His wife, Lynne, said her parents-in-law* spend time together every day but always found time for their own interests, which for Mr Collings was supporting Australian rules football clubs North Adelaide and the Sydney Swans, and watching cricket, while his wife enjoyed yoga and Indian mysticism*.
To celebrate their 90th birthdays, they went hot-air ballooning.
Mrs Collings said marriage, like life, was “about compromise*”.
“These days people are too quick to throw in the towel* … like most people we’ve had our ups and downs,” she said.
WHAT WAS THE WORLD LIKE IN 1938?
- The Collings were married on October 19, 1938.
- Australia’s population in 1938 was just under 7 million people.
- George VI was the King. He was Queen Elizabeth II’s father.
- The first television design was patented*.
- The character of Superman first appeared, in DC Comics’ Action Comic #1.
- Bugs Bunny, the cartoon character, made his debut in a cartoon called “Porky’s Hare Hunt”.
- A direct radio-telephone call was made between Canberra and Washington DC, US.
- Toothbrushes made with an amazing new man-made product called Nylon were launched.
- The first seeing-eye dog began work.
- The Wizard of Oz film, starring Judy Garland as Dorothy, was being filmed.
- Buick cars featured an electronic turn signal (we call them indicators or blinkers). Before this, drivers held their arm out the window to show they were going to turn, or held out a stick with a hand shape attached to the end.
- Adolf Hitler was Time magazine’s “Man of the Year” for 1938, took control as leader of Germany and made many laws discriminating* against Jews.
- There were a lot of small wars and fighting going on around the world. September 1, 1939 is the official beginning of World War II.
- inseparable: can’t be or don’t want to be separated
- late: no longer living
- supportive: providing help or encouragement
- parents-in-law: parents of your husband or wife
- mysticism: spiritual beliefs
- compromise: give and take to agree
- throw in the towel: give up
- patented: register an invention so no one can steal it
- discriminated: treat someone differently because of race, religion, gender or age
LISTEN TO TODAY’S STORY
- What was a chocolate boy?
- What did Mr Collings joke that their 80th anniversary means?
- When did Mr Collings retire? How many years ago is that?
- What two popular characters first appeared in 1938?
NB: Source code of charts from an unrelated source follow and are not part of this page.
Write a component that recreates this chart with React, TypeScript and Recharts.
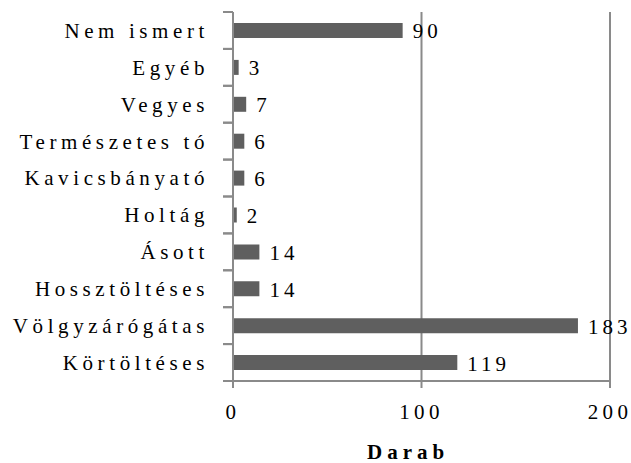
import React from 'react';
import { BarChart, Bar, XAxis, YAxis, CartesianGrid, LabelList } from 'recharts';

const categories = [
  'Nem ismert',
  'Egyéb',
  'Vegyes',
  'Természetes tó',
  'Kavicsbányató',
  'Holtág',
  'Ásott',
  'Hossztöltéses',
  'Völgyzárógátas',
  'Körtöltéses',
];
const counts = [90, 3, 7, 6, 6, 2, 14, 14, 183, 119];
const xTicks = [0, 100, 200];
const xTitle = 'Darab';

const data = categories.map((name, i) => ({ name, value: counts[i] }));

const FONT = 'Liberation Serif, DejaVu Serif, serif';
const AXIS = '#8a8a8a';
const BAR = '#5f5f5f';
const TOP = 12;
const BOTTOM = 381;
const BAND = (BOTTOM - TOP) / categories.length;

const txt = { fontFamily: FONT, fontSize: 21 };

const YTick = (props: any) => {
  const { x, y, payload } = props;
  const ax = x + 8;
  return (
    <g>
      <line x1={ax - 10} x2={ax} y1={y - BAND / 2} y2={y - BAND / 2} stroke={AXIS} strokeWidth={2} />
      <line x1={ax - 10} x2={ax} y1={y + BAND / 2} y2={y + BAND / 2} stroke={AXIS} strokeWidth={2} />
      <text
        x={ax - 24}
        y={y}
        dy="0.35em"
        textAnchor="end"
        style={{ ...txt, letterSpacing: 4.6 }}
        fill="#000"
      >
        {payload.value}
      </text>
    </g>
  );
};

const XTick = (props: any) => {
  const { x, y, payload } = props;
  return (
    <text x={x} y={y + 29} textAnchor="middle" style={{ ...txt, letterSpacing: 4.3 }} fill="#000">
      {payload.value}
    </text>
  );
};

const ValueLabel = (props: any) => {
  const { x, y, width, height, value } = props;
  return (
    <text
      x={x + width + 10}
      y={y + height / 2}
      dy="0.38em"
      style={{ ...txt, letterSpacing: 4 }}
      fill="#000"
    >
      {value}
    </text>
  );
};

const App: React.FC = () => {
  return (
    <div style={{ position: 'absolute', left: 0, top: 0, width: 631, height: 463, background: '#fff' }}>
      <BarChart
        width={631}
        height={463}
        data={data}
        layout="vertical"
        margin={{ top: TOP, right: 21, bottom: 0, left: 0 }}
      >
        <CartesianGrid horizontal={false} vertical={true} stroke={AXIS} strokeWidth={2} />
        <XAxis
          type="number"
          domain={[0, 200]}
          ticks={xTicks}
          height={463 - BOTTOM}
          axisLine={{ stroke: AXIS, strokeWidth: 2 }}
          tickLine={{ stroke: AXIS, strokeWidth: 2 }}
          tickSize={7}
          tick={<XTick />}
          label={{
            content: () => (
              <text
                x={367}
                y={459}
                style={{ ...txt, fontWeight: 'bold', letterSpacing: 5 }}
                fill="#000"
              >
                {xTitle}
              </text>
            ),
          }}
        />
        <YAxis
          type="category"
          dataKey="name"
          width={233}
          axisLine={{ stroke: AXIS, strokeWidth: 2 }}
          tickLine={false}
          tick={<YTick />}
          interval={0}
        />
        <Bar dataKey="value" fill={BAR} barSize={15} isAnimationActive={false}>
          <LabelList dataKey="value" content={<ValueLabel />} />
        </Bar>
      </BarChart>
    </div>
  );
};

export default App;
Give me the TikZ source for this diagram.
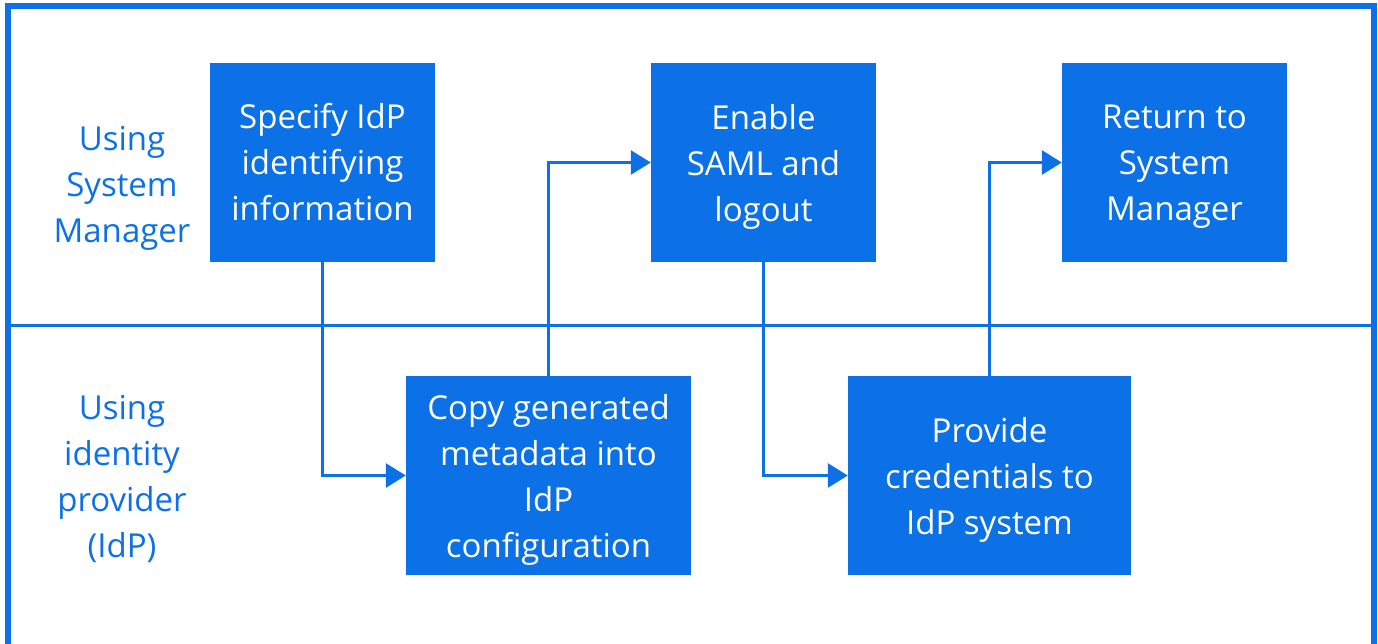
\documentclass[tikz,border=0pt]{standalone}
\usepackage{fontspec}
\setmainfont{Open Sans}
\usetikzlibrary{arrows.meta}
\definecolor{nblue}{RGB}{12,113,230}
\tikzset{
  txt/.style={align=center, font=\fontsize{33}{46}\selectfont, inner sep=0pt},
  stepbox/.style={fill=nblue, draw=none, minimum width=225pt, minimum height=199pt, inner sep=0pt},
  boxtext/.style={txt, text=white},
  lane/.style={txt, text=nblue},
  flow/.style={draw=nblue, line width=3pt, -{Triangle[length=20pt,width=24pt]}},
}
\begin{document}
\begin{tikzpicture}[x=1pt,y=-1pt]
\useasboundingbox (0,0) rectangle (1378,643);
\draw[nblue, line width=6pt] (8,6) rectangle (1374,650);
\draw[nblue, line width=3pt] (8,325) coordinate (dl) -- (1374,325) coordinate (dr);
\node[lane] (l1) at (122,188) {Using\\System\\Manager};
\node[lane] (l2) at (122,479) {Using\\identity\\provider\\(IdP)};
\node[stepbox] (b1) at (322.5,162.5) {};
\node[stepbox] (b2) at (763.5,162.5) {};
\node[stepbox] (b3) at (1174.5,162.5) {};
\node[stepbox, minimum width=285pt] (b4) at (548.5,475.5) {};
\node[stepbox, minimum width=283pt] (b5) at (989.5,475.5) {};
\node[boxtext] (t1) at (b1.center) {Specify IdP\\identifying\\information};
\node[boxtext] (t2) at ([yshift=-4pt]b2.center) {\vphantom{Ag}Enable\\SAML and\\logout};
\node[boxtext] (t3) at ([yshift=-4pt]b3.center) {\vphantom{Ag}Return to\\System\\Manager\vphantom{g}};
\node[boxtext] (t4) at ([yshift=-4pt]b4.center) {Copy generated\\metadata into\\IdP\\configuration};
\node[boxtext] (t5) at ([yshift=-4pt]b5.center) {Provide\\credentials to\\IdP system};
\draw[flow] (b1.south) |- (b4.west);
\draw[flow] (b4.north) |- (b2.west);
\draw[flow] (b2.south) |- (b5.west);
\draw[flow] (b5.north) |- (b3.west);
\end{tikzpicture}
\end{document}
- What is the official date of the start of World War II?
1. Then and now
Think about all of the ways life has changed since the Collings were married in 1938. Create a table with the headings “Then” and “Now” and record 5 facts about life then and a corresponding fact about life now.
Here’s an example: Then – The first television was only just being patented, people did not have televisions in their homes. Now – Most Australian homes have a television (some homes have multiple televisions), there is a huge range of channels and programs to watch and we can even watch shows on other devices like tablets and smartphones.
2. Extension: Do you think you would have enjoyed life back in 1938? What do you think would have been better about that time? What do you think would have been more difficult? Why?
Write a detailed response.
Time: Allow 30 minutes
Curriculum links: English, History
After reading the article, with a partner, highlight as many pieces of punctuation as you can find in green. Discuss how these are being used, where and how often. What level of the punctuation pyramid is the journalist using in this article?
HAVE YOUR SAY: Imagine you could go back to 1938 for one day. What would you like to see and where in the world would you go? Use full sentences to explain your thinking. No one-word answers.